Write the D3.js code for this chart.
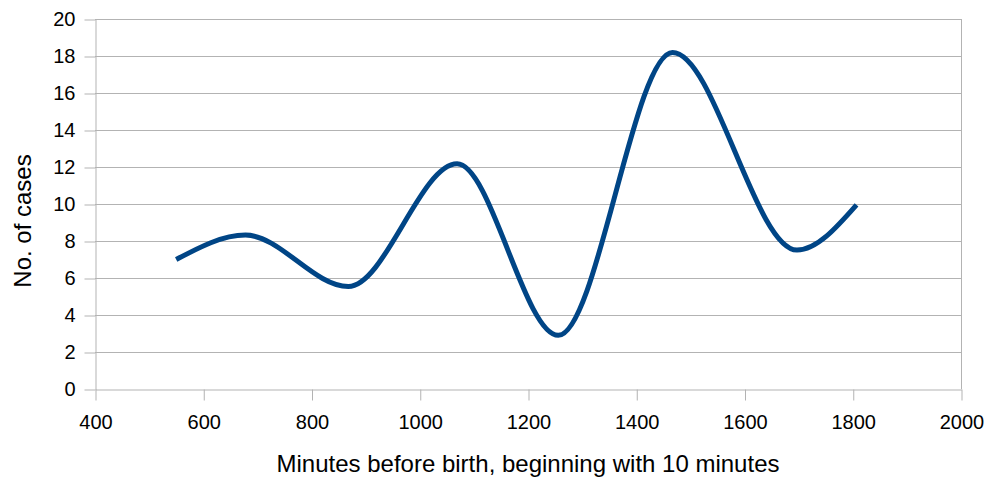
<!DOCTYPE html>
<html>
<head>
<meta charset="utf-8">
<script src="https://cdn.jsdelivr.net/npm/d3@7"></script>
<style>
body { margin: 0; background: #fff; }
text { font-family: "Liberation Sans", Arial, sans-serif; fill: #000; }
</style>
</head>
<body>
<svg id="canvas" width="988" height="478"></svg>
<script>
// values (turning points of the smoothed line)
var minutes = [550, 678, 868, 1069, 1256, 1467, 1697, 1807];
var cases = [7.0, 8.32, 5.54, 12.17, 2.9, 18.19, 7.51, 9.95];
var x_ticks = [400, 600, 800, 1000, 1200, 1400, 1600, 1800, 2000];
var y_ticks = [0, 2, 4, 6, 8, 10, 12, 14, 16, 18, 20];
var x_title = 'Minutes before birth, beginning with 10 minutes';
var y_title = 'No. of cases';

var padding = {top: 19, left: 95, right: 27, bottom: 89};
var grid_colour = '#b3b3b3';
var line_colour = '#004586';

draw_chart();

function draw_chart(){
    var canvas = d3.select('#canvas');
    var canvas_width = +canvas.attr('width');
    var canvas_height = +canvas.attr('height');

    var x_scale = d3.scaleLinear()
	.domain([400, 2000])
	.range([padding.left, canvas_width - padding.right]);
    var y_scale = d3.scaleLinear()
	.domain([0, 20])
	.range([canvas_height - padding.bottom, padding.top]);

    draw_grid(canvas, x_scale, y_scale);
    draw_axes(canvas, x_scale, y_scale);
    draw_line(canvas, x_scale, y_scale);
    draw_titles(canvas, x_scale, y_scale);
}

function draw_grid(canvas, x_scale, y_scale){
    var grid = canvas.append('g').attr('class', 'grid');
    grid.selectAll('line')
	.data(y_ticks.slice(1))
	.enter()
	.append('line')
	.attr('x1', x_scale.range()[0])
	.attr('x2', x_scale.range()[1])
	.attr('y1', function(d){return Math.round(y_scale(d)) + 0.5})
	.attr('y2', function(d){return Math.round(y_scale(d)) + 0.5})
	.attr('stroke', grid_colour)
	.attr('stroke-width', 1);
    // right border of the plot area
    grid.append('line')
	.attr('x1', Math.round(x_scale(2000)) + 0.5)
	.attr('x2', Math.round(x_scale(2000)) + 0.5)
	.attr('y1', y_scale(20))
	.attr('y2', y_scale(0))
	.attr('stroke', grid_colour);
}

function draw_axes(canvas, x_scale, y_scale){
    var x_axis = canvas.append('g')
	.attr('transform', 'translate(0.5,' + (Math.round(y_scale(0)) + 0.5) + ')')
	.call(d3.axisBottom(x_scale).tickValues(x_ticks).tickSize(11).tickPadding(14).tickSizeOuter(0).tickFormat(d3.format('d')));
    var y_axis = canvas.append('g')
	.attr('transform', 'translate(' + (Math.round(x_scale(400)) + 0.5) + ',0.5)')
	.call(d3.axisLeft(y_scale).tickValues(y_ticks).tickSize(11).tickPadding(9).tickSizeOuter(0).tickFormat(d3.format('d')));

    [x_axis, y_axis].forEach(function(ax){
	ax.select('.domain').attr('stroke', grid_colour);
	ax.selectAll('.tick line').attr('stroke', grid_colour);
	ax.selectAll('.tick text')
	    .attr('fill', '#000')
	    .style('font-size', '20px')
	    .style('font-family', '"Liberation Sans", Arial, sans-serif');
    });
}

function draw_line(canvas, x_scale, y_scale){
    var points = minutes.map(function(m, i){return {minutes: m, cases: cases[i]}});
    var line = d3.line()
	.x(function(d){return x_scale(d.minutes)})
	.y(function(d){return y_scale(d.cases)})
	.curve(d3.curveMonotoneX);
    canvas.append('path')
	.datum(points)
	.attr('d', line)
	.attr('fill', 'none')
	.attr('stroke', line_colour)
	.attr('stroke-width', 5);
}

function draw_titles(canvas, x_scale, y_scale){
    canvas.append('text')
	.attr('x', 528)
	.attr('y', 472)
	.attr('text-anchor', 'middle')
	.style('font-size', '24px')
	.text(x_title);
    canvas.append('text')
	.attr('transform', 'translate(31,221) rotate(-90)')
	.attr('text-anchor', 'middle')
	.style('font-size', '24px')
	.text(y_title);
}
</script>
</body>
</html>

• • •

*EXERCISE PROMPT:*
Copy nothing but the lines from the top of the data down to the line containing "var y_title = 'No. of cases';", and leave the pictures out.

*FULL ANSWER:*
Write the D3.js code for this chart.
<!DOCTYPE html>
<html>
<head>
<meta charset="utf-8">
<script src="https://cdn.jsdelivr.net/npm/d3@7"></script>
<style>
body { margin: 0; background: #fff; }
text { font-family: "Liberation Sans", Arial, sans-serif; fill: #000; }
</style>
</head>
<body>
<svg id="canvas" width="988" height="478"></svg>
<script>
// values (turning points of the smoothed line)
var minutes = [550, 678, 868, 1069, 1256, 1467, 1697, 1807];
var cases = [7.0, 8.32, 5.54, 12.17, 2.9, 18.19, 7.51, 9.95];
var x_ticks = [400, 600, 800, 1000, 1200, 1400, 1600, 1800, 2000];
var y_ticks = [0, 2, 4, 6, 8, 10, 12, 14, 16, 18, 20];
var x_title = 'Minutes before birth, beginning with 10 minutes';
var y_title = 'No. of cases';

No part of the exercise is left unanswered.